May 03, 2013
As you’ve probably been hearing, Congress is at an impasse in the debate over guns. They have retreated, for the moment, from the issues that divide them, including whether limits should be imposed on assault weapons, if the loophole should be closed that exempts individuals who purchase firearms at gun shows from background checks, and other divisive issues.
There is one area though in which the gun control and the pro-gun lobbies appear to have reached an agreement: that mental health background checks should be expanded. Some of the rhetoric has been inflammatory and highly offensive.
For example, in the days following the tragedy at Sandy Hook Elementary school, Wayne LaPierre, the executive vice president of the NRA, attempted to deflect attention away from calls to ban assault rifles and automatic weapons by focusing on what he regards as the “real problem”: the large numbers of dangerous people with mental illness walking our streets.
LaPierre said, “How many more copycats are waiting in the wings for their moment of fame—from a national media machine that rewards them with the wall-to-wall attention and sense of identity that they crave—while provoking others to try to make their mark? A dozen more killers? A hundred more? How can we possibly even guess how many, given our nation’s refusal to create an active national database of the mentally ill?”

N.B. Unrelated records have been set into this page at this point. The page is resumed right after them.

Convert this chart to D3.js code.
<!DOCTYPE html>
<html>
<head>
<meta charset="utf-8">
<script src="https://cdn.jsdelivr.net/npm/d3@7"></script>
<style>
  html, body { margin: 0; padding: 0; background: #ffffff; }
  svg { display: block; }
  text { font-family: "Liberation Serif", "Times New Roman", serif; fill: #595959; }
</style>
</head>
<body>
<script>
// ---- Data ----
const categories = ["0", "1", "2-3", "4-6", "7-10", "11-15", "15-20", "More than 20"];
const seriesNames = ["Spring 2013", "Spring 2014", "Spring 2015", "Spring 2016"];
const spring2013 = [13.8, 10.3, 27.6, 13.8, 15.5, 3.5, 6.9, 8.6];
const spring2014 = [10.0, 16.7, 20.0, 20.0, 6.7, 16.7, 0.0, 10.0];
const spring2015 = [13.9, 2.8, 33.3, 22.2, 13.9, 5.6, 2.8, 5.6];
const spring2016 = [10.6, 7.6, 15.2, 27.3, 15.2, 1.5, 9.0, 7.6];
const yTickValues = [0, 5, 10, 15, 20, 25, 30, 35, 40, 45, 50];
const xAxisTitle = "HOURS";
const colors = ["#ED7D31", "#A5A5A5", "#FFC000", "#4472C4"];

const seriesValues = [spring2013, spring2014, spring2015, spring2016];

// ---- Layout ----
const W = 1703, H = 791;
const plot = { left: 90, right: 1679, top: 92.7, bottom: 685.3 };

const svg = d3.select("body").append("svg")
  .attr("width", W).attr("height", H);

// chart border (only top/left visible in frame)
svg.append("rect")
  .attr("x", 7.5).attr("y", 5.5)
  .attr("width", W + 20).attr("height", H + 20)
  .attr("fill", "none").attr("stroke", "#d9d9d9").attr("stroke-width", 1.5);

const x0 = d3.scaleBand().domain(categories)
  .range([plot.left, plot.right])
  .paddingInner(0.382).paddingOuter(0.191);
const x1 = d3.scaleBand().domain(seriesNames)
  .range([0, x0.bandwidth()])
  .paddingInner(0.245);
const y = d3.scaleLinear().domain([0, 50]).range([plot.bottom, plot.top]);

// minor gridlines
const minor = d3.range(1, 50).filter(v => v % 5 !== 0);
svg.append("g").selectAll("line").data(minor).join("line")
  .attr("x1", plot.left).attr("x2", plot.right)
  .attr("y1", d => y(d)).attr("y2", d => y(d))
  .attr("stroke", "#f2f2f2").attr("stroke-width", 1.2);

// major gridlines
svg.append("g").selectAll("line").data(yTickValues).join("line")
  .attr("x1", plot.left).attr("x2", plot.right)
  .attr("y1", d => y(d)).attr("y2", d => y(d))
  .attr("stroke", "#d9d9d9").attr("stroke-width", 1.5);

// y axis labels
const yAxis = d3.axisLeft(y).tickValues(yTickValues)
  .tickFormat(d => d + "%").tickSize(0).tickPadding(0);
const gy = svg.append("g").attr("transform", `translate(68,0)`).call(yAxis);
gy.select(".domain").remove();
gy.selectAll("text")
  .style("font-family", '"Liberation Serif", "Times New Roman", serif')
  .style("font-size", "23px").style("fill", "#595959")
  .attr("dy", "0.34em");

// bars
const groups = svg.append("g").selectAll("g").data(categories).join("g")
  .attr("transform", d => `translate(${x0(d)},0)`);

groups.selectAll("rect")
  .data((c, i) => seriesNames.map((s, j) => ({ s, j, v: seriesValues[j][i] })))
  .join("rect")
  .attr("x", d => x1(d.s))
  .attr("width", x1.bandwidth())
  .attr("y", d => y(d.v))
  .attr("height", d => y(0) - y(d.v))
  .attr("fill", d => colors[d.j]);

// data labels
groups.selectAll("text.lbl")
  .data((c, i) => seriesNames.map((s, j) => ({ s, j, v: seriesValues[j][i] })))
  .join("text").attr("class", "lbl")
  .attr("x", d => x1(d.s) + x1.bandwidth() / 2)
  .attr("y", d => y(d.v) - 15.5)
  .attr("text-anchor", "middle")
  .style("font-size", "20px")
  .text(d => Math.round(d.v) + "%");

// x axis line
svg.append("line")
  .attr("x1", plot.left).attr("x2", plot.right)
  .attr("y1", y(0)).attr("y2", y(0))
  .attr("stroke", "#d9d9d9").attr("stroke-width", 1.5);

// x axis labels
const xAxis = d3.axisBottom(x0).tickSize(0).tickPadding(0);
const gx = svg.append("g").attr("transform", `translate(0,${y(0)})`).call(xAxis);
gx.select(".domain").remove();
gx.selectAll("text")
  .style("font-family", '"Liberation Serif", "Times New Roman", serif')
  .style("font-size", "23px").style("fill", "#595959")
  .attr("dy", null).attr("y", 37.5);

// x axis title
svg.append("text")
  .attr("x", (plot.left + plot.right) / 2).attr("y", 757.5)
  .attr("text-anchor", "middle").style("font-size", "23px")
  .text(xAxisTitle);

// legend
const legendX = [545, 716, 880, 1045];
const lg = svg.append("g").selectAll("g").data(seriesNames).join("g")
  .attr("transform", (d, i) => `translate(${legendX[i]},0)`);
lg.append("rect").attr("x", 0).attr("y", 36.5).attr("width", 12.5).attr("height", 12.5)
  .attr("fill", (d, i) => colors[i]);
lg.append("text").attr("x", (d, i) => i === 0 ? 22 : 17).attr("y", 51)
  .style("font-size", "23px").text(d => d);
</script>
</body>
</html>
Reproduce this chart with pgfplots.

But these offensive quotes are not limited to the NRA and their allies. Consider this statement by Mark Glaze, Director of Mayors Against Illegal Guns, a leading organization advocating for gun control, that appeared this January in an article in The Washington Post.
“The system looks like Swiss cheese. It stops a lot of bad guys from getting guns, but it lets a lot of bad guys through. Every mental health record that isn’t in the system is a ticking time bomb waiting to go off in another community.”
There is certainly little disagreement that guns should be kept out of the hands of people who are violent. But focusing the debate solely on expanding mental health background checks misses the point. After years of neglect, coupled with huge budget cuts since the recession began in 2008, mental health services are frequently not available to those who need them most. On any given day, six out of 10 people living with serious mental illness do not have access to any mental health treatment.
Moreover, most people living with severe mental illness are not violent. Thomas Insel, M.D., director of the National Institute on Mental Health (NIMH), recently testified on this point at a Congressional hearing:
“Research has suggested that persons with schizophrenia whose psychotic symptoms are controlled are no more violent than those without serious mental illness (SMI). Nonetheless, when untreated psychosis is also accompanied by symptoms of paranoia and when it is associated with substance abuse, the risk of violence is increased. Importantly, the risk of violence is reduced with appropriate treatment. Moreover, people with serious mental illness are 11 times more likely than the general population to be victims themselves of violence.”
Despite these research findings, existing laws take a broad, categorical approach to mental health background checks rather than focusing on predictors of violence. The Federal Gun Control Act states that “persons adjudicated to be mentally defective or who have been committed to a mental institution” are prohibited from possessing firearms and ammunition. And, states are directed to report the names of individuals who fall into these categories for inclusion in the National Instant Background Check (NICS) system. A recent report by Mayors Against Illegal Guns shows that some states have reported thousands of records and others none at all.
NAMI has testified that federal legislation should eliminate highly offensive terminology such as persons “adjudicated as mentally defective” and provide clearer guidance on who should and should not be included, based on current scientific understanding.
The real solutions however lie in improving America’s broken mental health system. A system that does not enable people to get mental health care until their symptoms deteriorate to the point of constituting acute emergencies is no system at all.
NAMI has recommended a number of steps in the aftermath of Newtown, including:
There are several bills in Congress that would take steps towards achieving some of these objectives, including the Mental Health Awareness and Improvement Act, which would put resources into school based mental health services, suicide prevention and other areas, and The Excellence in Mental Health Act, which would establish a funding stream for Community Mental Health Centers (CMHCs) that achieve certain core competencies in treating people with mental illness.
However, at the same time that these new programs are being considered, vital areas of federal funding such as housing and research on mental illness are slated for cuts.
Taking one step forward and two steps backwards is not going to get the job done. And, limiting the debate solely to how mental health reporting requirements can be expanded in gun background check systems will not solve the problem either.